# Schöne Strecken in MYK?



## chris_f (1. August 2006)

Ich wohne in Kruft und fahre meist von hier aus in irgendeine Richtung. Is aber kein Problem, das Vehikel schnell ins Auto zu stellen und wohin zu fahren. 
Drum suche ich ansehnliche MTB-Strecken in meiner Nähe. Sollten für den Anfang nicht zu schwierig sein. 

Weiterhin suche ich noch schöne "normale" Radwanderrouten. 

Da habts doch sicher was parat


----------



## Ede (1. August 2006)

Morgen!

Radwandern, z.B. hier schauen --> http://www.eifel-radtouren.de/


Der Wanderweg an der Nette führt durch Kruft durch, da kannst Du Dein Auto stehen lassen. 


Der Klassiker Elzbachtal (http://www.elzbachtal.de/) ist von Dir aus auch gut zu erreichen.


Ebenfalls ein Klassiker: die Mosel mit den Moselhöhenwanderwege


Laacher See, Höhenrundweg


Vulkanweg (http://www.vulkanweg.de)

Der Forenuser "XC-Racer" hat weitere Klassiker auf seiner Homepage aufgeführt: http://www.xcracer.de/trav_04moseltour.htm

weiterer Tipp: benutze auch die Suchfunktion hier im Forum..


----------



## MTB-News.de




----------



## Riderin (1. August 2006)

Hi Chris,

wir machen um Myk immerwieder Überraschungstouren.. fahren bekannte Strecken und erweitern dann beliebig.

eine ganz nette ist zB. ab Mayen Sportplatz rauf nach Kürrenberg, dann weiter Richtung St. Jost und wieder zurück nach Mayen.
Strecke ca 30 km.. 

oder ab mayen durch Nettetal, vorbei am schieferbergwerk, weiter nach Polch und Ochtendung, dann über den Radweg zurück.

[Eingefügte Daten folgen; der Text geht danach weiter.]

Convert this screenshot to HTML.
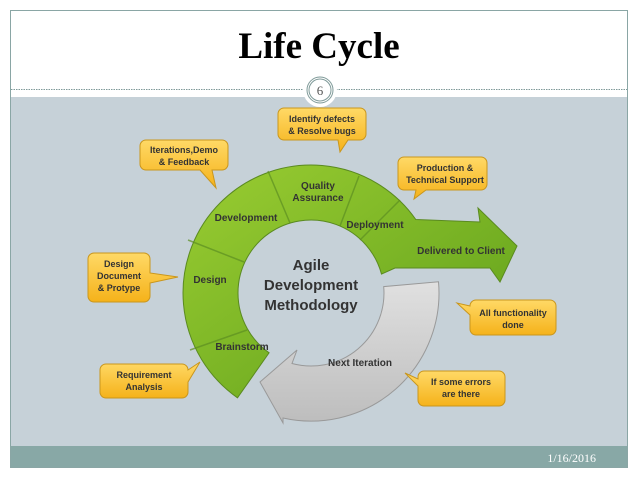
<!DOCTYPE html>
<html><head><style>
body{margin:0;width:638px;height:479px;background:#fff;overflow:hidden;font-family:"Liberation Sans",sans-serif}
</style></head><body>
<svg width="638" height="479" xmlns="http://www.w3.org/2000/svg" style="position:absolute;left:0;top:0">
<defs>
<linearGradient id="g" x1="0" y1="0" x2="1" y2="1"><stop offset="0" stop-color="#9acd32"/><stop offset="1" stop-color="#5e9e1a"/></linearGradient>
<linearGradient id="gr" x1="0" y1="0" x2="0" y2="1"><stop offset="0" stop-color="#e0e0e0"/><stop offset="1" stop-color="#bdbdbd"/></linearGradient>
<linearGradient id="y" x1="0" y1="0" x2="0" y2="1"><stop offset="0" stop-color="#ffd966"/><stop offset="1" stop-color="#f5b21a"/></linearGradient>
</defs>
<rect x="10.5" y="10.5" width="617" height="457" fill="#fff" stroke="#8aa6a5"/>
<rect x="11" y="97" width="616" height="349" fill="#c6d1d8"/>
<rect x="11" y="446" width="616" height="21" fill="#88a8a6"/>
<line x1="11" y1="89.5" x2="627" y2="89.5" stroke="#7f9a99" stroke-dasharray="1.5 1"/>
<circle cx="320" cy="90" r="17" fill="#fff"/>
<circle cx="320" cy="90" r="13" fill="#fff" stroke="#7f9a99"/>
<circle cx="320" cy="90" r="11" fill="none" stroke="#7f9a99"/>
<text x="320" y="95" font-family="Liberation Serif" font-size="13" fill="#555" text-anchor="middle">6</text>
<text x="319" y="58" font-family="Liberation Serif" font-size="37" font-weight="bold" text-anchor="middle">Life Cycle</text>
<text x="596" y="462" font-family="Liberation Serif" font-size="12" fill="#fff" text-anchor="end">1/16/2016</text>
<path d="M438.5 281.8 A128 128 0 0 1 283 418 L283 423 L260 382 L297 350 L292 363.5 A73 73 0 0 0 383.7 286.6 Z" fill="url(#gr)" stroke="#999"/>
<path d="M237.5 397.8 A128 128 0 1 1 415.8 219.5 L480 222 L478 208 L517 246 L500 282 L490 268 L395 268 L381.5 274.1 A73 73 0 1 0 269.1 352.8 Z" fill="url(#g)" stroke="#5a8a20"/>
<g stroke="#5d8f22" stroke-width="1.5" opacity=".7">
<line x1="190" y1="350" x2="247" y2="330"/>
<line x1="188" y1="240" x2="244" y2="262"/>
<line x1="268" y1="171" x2="290" y2="223"/>
<line x1="359" y1="176" x2="340" y2="226"/>
<line x1="400" y1="200" x2="360" y2="240"/>
</g>
<g font-size="10" font-weight="bold" fill="#333" text-anchor="middle">
<text x="242" y="350">Brainstorm</text>
<text x="210" y="283">Design</text>
<text x="246" y="221">Development</text>
<text x="318" y="189">Quality</text><text x="318" y="201">Assurance</text>
<text x="375" y="228">Deployment</text>
<text x="461" y="254">Delivered to Client</text>
<text x="360" y="366">Next Iteration</text>
</g>
<g font-size="15" font-weight="bold" fill="#333" text-anchor="middle">
<text x="311" y="270">Agile</text>
<text x="311" y="290">Development</text>
<text x="311" y="310">Methodology</text>
</g>
<g fill="url(#y)" stroke="#c9961d">
<path d="M284 108 h76 a6 6 0 0 1 6 6 v20 a6 6 0 0 1 -6 6 h-12 l-8 12 l-2 -12 h-54 a6 6 0 0 1 -6 -6 v-20 a6 6 0 0 1 6 -6z"/>
<path d="M146 140 h76 a6 6 0 0 1 6 6 v18 a6 6 0 0 1 -6 6 h-10 l4 18 l-16 -18 h-54 a6 6 0 0 1 -6 -6 v-18 a6 6 0 0 1 6 -6z"/>
<path d="M404 157 h77 a6 6 0 0 1 6 6 v21 a6 6 0 0 1 -6 6 h-55 l-12 9 l2 -9 h-12 a6 6 0 0 1 -6 -6 v-21 a6 6 0 0 1 6 -6z"/>
<path d="M94 253 h50 a6 6 0 0 1 6 6 v14 l28 4 l-28 6 v13 a6 6 0 0 1 -6 6 h-50 a6 6 0 0 1 -6 -6 v-37 a6 6 0 0 1 6 -6z"/>
<path d="M476 300 h74 a6 6 0 0 1 6 6 v23 a6 6 0 0 1 -6 6 h-74 a6 6 0 0 1 -6 -6 v-14 l-13 -12 l13 3 v0 a6 6 0 0 1 6 -6z"/>
<path d="M106 364 h76 a6 6 0 0 1 6 6 v0 l12 -8 l-12 20 v10 a6 6 0 0 1 -6 6 h-76 a6 6 0 0 1 -6 -6 v-22 a6 6 0 0 1 6 -6z"/>
<path d="M424 371 h75 a6 6 0 0 1 6 6 v23 a6 6 0 0 1 -6 6 h-75 a6 6 0 0 1 -6 -6 v-14 l-13 -13 l13 6 v-2 a6 6 0 0 1 6 -6z"/>
</g>
<g font-size="9" font-weight="bold" fill="#333" text-anchor="middle">
<text x="322" y="122">Identify defects</text><text x="322" y="134">&amp; Resolve bugs</text>
<text x="184" y="153">Iterations,Demo</text><text x="184" y="165">&amp; Feedback</text>
<text x="445" y="171">Production &amp;</text><text x="445" y="183">Technical Support</text>
<text x="119" y="267">Design</text><text x="119" y="279">Document</text><text x="119" y="291">&amp; Protype</text>
<text x="513" y="316">All functionality</text><text x="513" y="328">done</text>
<text x="144" y="378">Requirement</text><text x="144" y="390">Analysis</text>
<text x="461" y="385">If some errors</text><text x="461" y="397">are there</text>
</g>
</svg>
</body></html>
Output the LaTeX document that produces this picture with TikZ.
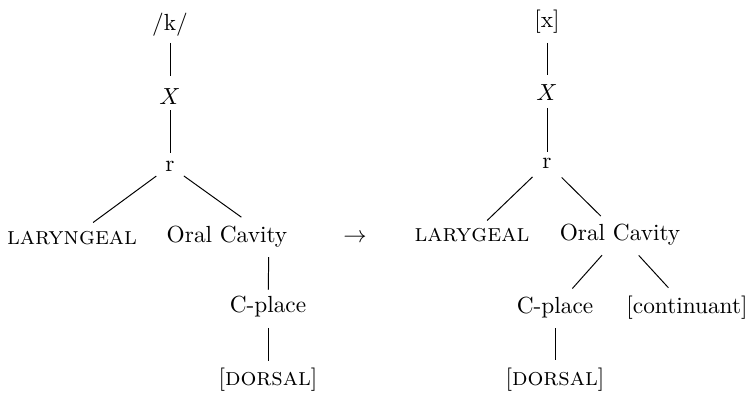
\documentclass[tikz,border=0pt]{standalone}
\newcommand{\featsc}[1]{{\fontsize{10.7}{12}\selectfont\textsc{#1}}}
\begin{document}
\begin{tikzpicture}[x=0.429pt, y=-0.429pt,
  lbl/.style={inner sep=0pt, outer sep=0pt, anchor=center},
  link/.style 2 args={draw, line width=0.42pt, shorten <=#1, shorten >=#2}]
\useasboundingbox (0,0) rectangle (749,392);

% left tree: /k/
\node[lbl] (kL)   at (170,25)  {/k/};
\node[lbl] (XL)   at (170,97)  {$X$};
\node[lbl] (rL)   at (170,166) {r};
\node[lbl] (larL) at (72,238)  {\featsc{laryngeal}};
\node[lbl] (ocL)  at (227,237) {Oral Cavity};
\coordinate (ocLj) at (269,237);
\node[lbl] (cpL)  at (268,307) {C-place};
\node[lbl] (dorL) at (268,380) {[\featsc{dorsal}]};

\draw[link={7.7pt}{9.0pt}] (kL.center) -- (XL.center);
\draw[link={5.6pt}{5.6pt}] (XL.center) -- (rL.center);
\draw[link={7.3pt}{11.2pt}] (rL.center) -- (larL.center);
\draw[link={7.3pt}{14.6pt}] (rL.center) -- (ocLj);
\draw[link={8.6pt}{7.3pt}] (ocLj) -- (cpL.center);
\draw[link={9.0pt}{8.2pt}] (cpL.center) -- (dorL.center);

% rewrite arrow
\node[lbl] (arr) at (355,238) {$\rightarrow$};

% right tree: [x]
\node[lbl] (kR)   at (547,22)  {[x]};
\node[lbl] (XR)   at (547,93)  {$X$};
\node[lbl] (rR)   at (547,163) {r};
\node[lbl] (larR) at (472,235) {\featsc{larygeal}};
\node[lbl] (ocR)  at (620,235) {Oral Cavity};
\node[lbl] (cpR)  at (555,308) {C-place};
\node[lbl] (conR) at (687,308) {[continuant]};
\node[lbl] (dorR) at (555,380) {[\featsc{dorsal}]};

\draw[link={9.0pt}{7.7pt}] (kR.center) -- (XR.center);
\draw[link={6.4pt}{4.7pt}] (XR.center) -- (rR.center);
\draw[link={8.6pt}{9.0pt}] (rR.center) -- (larR.center);
\draw[link={8.8pt}{11.6pt}] (rR.center) -- (ocR.center);
\draw[link={11.6pt}{11.2pt}] (ocR.center) -- (cpR.center);
\draw[link={11.9pt}{11.8pt}] (ocR.center) -- (conR.center);
\draw[link={8.6pt}{8.6pt}] (cpR.center) -- (dorR.center);
\end{tikzpicture}
\end{document}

Strecke ca 40 km, mit vielen schönen Singeltrails

Grüße Jana


----------



## mendig (4. August 2006)

Hi Chris,

ne super Tour ist Start ab Mendig, Hochstein, Hochsimmer, Kürrenberg!
1400 Hm und glaube an die 50km. Mit vielen Trails.
Gruss
Stefan


----------



## null.ahnung (4. August 2006)

Hallo Chris!
Also von Kruft aus kannst du doch am Waldsee hoch zum Krufter Ofen und anschließend um den Laacher See;ins Pöntertal oder Richtung Gänsehals und dann zurück über den Hoch Stein.Du kannst auch nach Plaidt und dann immer an der Nette entlang bis Welling oder Trimbs und zurück über Wirtschaftswege.Von Mayen aus kannst du in den Mayener Hinterwald(Kürrenberg;St.Jost;Virneburg).Dort kannst du 100 km fahren ohne einen Weg doppelt zu fahren.Oder weiter Richtung Kirchwald; Langenfeld ;Menke Park;Herresbach;etc.Nicht zu vergessen sind auch Nordschleife;Hohe Acht oder Kesselinger Tal.Also Möglichkeiten hast Du hier wohl Tausende.
Viel Spass!!
Gruss Oliver


----------



## chris_f (5. August 2006)

Ich danke Euch. Die Möglichkeiten sind hier in der Tat vielfältig. Aber man muss die Wege erst mal "entdecken". Wenn man jahrelang kein Rad gefahren ist, weiß man gar nich mehr, wo s langeht


----------



## gigabike_de (8. August 2006)

Guckst Du unter www.giga-bike.de

Gruß


----------



## chris_f (9. August 2006)

DarkHorse schrieb:
			
		

> Guckst Du unter www.giga-bike.de
> 
> Gruß



uuuuuh, dat is jut. Mit genauer Wegbeschreibung


----------



## waldfrucht (1. September 2006)

chris_f schrieb:
			
		

> uuuuuh, dat is jut. Mit genauer Wegbeschreibung



Jo super Tip!


----------